To encourage consumers to go cash free, the limit for contactless payment cards is being raised from €15 to €30 (£11 to £22) at the end of the month.

But stamp duty on debit and ATM cards is being removed and replaced with a 12 cent charge on every ATM transaction, while there will be no charge for debit card transactions.

Hauliers and commercial vehicle users also got some respite with a significant cut to motor tax to bring it closer to the rate in the North and the UK.

Five new tax rates for commercial motors will be put in place from January, ranging from €92 to €900 (£68 to £667), benefiting more than 28,500 companies and drivers.

Public Spending Minister Brendan Howlin declared "a remarkable turnaround" in Ireland's fortunes, which he said was a tribute to the resilience of the Irish people.

But he was heckled from the Opposition benches when he dismissed claims of increased inequality under the Fine Gael/Labour coalition.

"It has become popular to say that under this Government, inequality has risen.

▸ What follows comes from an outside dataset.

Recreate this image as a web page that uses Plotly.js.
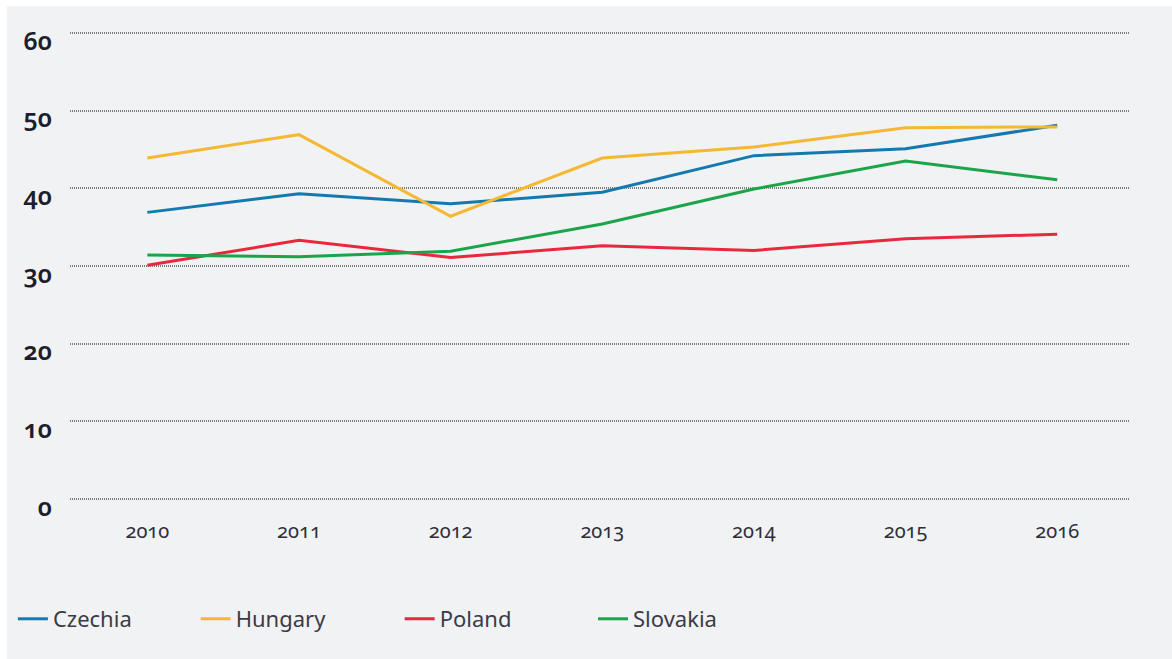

This is simply not true," he said to jeers from across the chamber.

"Our adjustment has been a difficult one, but a fair one.

"Those with the most have given the most."

The cut in motor tax means the maximum rate will be €900 (£670) a year down to about €4,200 (£3,130).

Film tax credits are being changed with the cap on spending to be increased to €70 million (£52 million) to encourage the opening of more studio space to entice high quality productions.

Mr Noonan also revealed new tax rates to foster innovation and R&D.

The so-called knowledge development box has been confirmed - billed as the first one of its kind in the world which complies with rules set down by the OECD - with income that qualifies for the classification subject to a reduced corporation tax rate of 6.25%.

Mr Howlin confirmed new measures will include free childcare for children from three years of age until they are five and a half, or until they start primary school.

An extra €15 million (£11.2 million) has been earmarked for the scheme specifically for children with disabilities.

Child Benefit payments are to go up by €5 euro from next year, to €140 (£104) per month for every child.

Mr Howlin also announced imminent legislation for statutory paternity leave of two weeks, to take effect from next September.

Other modest giveaways include a three euro increase to the old age pension; fuel allowance going up by €2.50 to €22.50 (£16.80); and the restoration of the respite care grant to €1,700 (£1,270) for people looking after relatives.

Some 2,260 new teachers are to be employed, Mr Howlin said.

The Christmas bonus for people on social welfare will be increased to seventy five per cent of the payments.

Mr Howlin said free GP care - currently only available those under six and over 70 - would be extended to all children under 12 years.

But the proposal will be "subject to successful negotiation with doctors representatives", he added.

The plan will be funded by a €13.2 billion (£9.8 billion) allocation for health services next year.

The Garda will get funding to recruit and train an extra 600 recruits, Mr Howlin said.

Some €50 million is being set aside to mark the centenary of the 1916 Rising.

Concluding the coalition's fifth Budget, Mr Howlin claimed the Government had brought the country "back from the brink".

"Our recovery, though not yet complete, is not only a justification of our policies, but a condemnation of the easy alternatives proffered by some," he said.

"Today, we reap the benefits of the hard work and resilience of the Irish people, as we set our course for a better Ireland."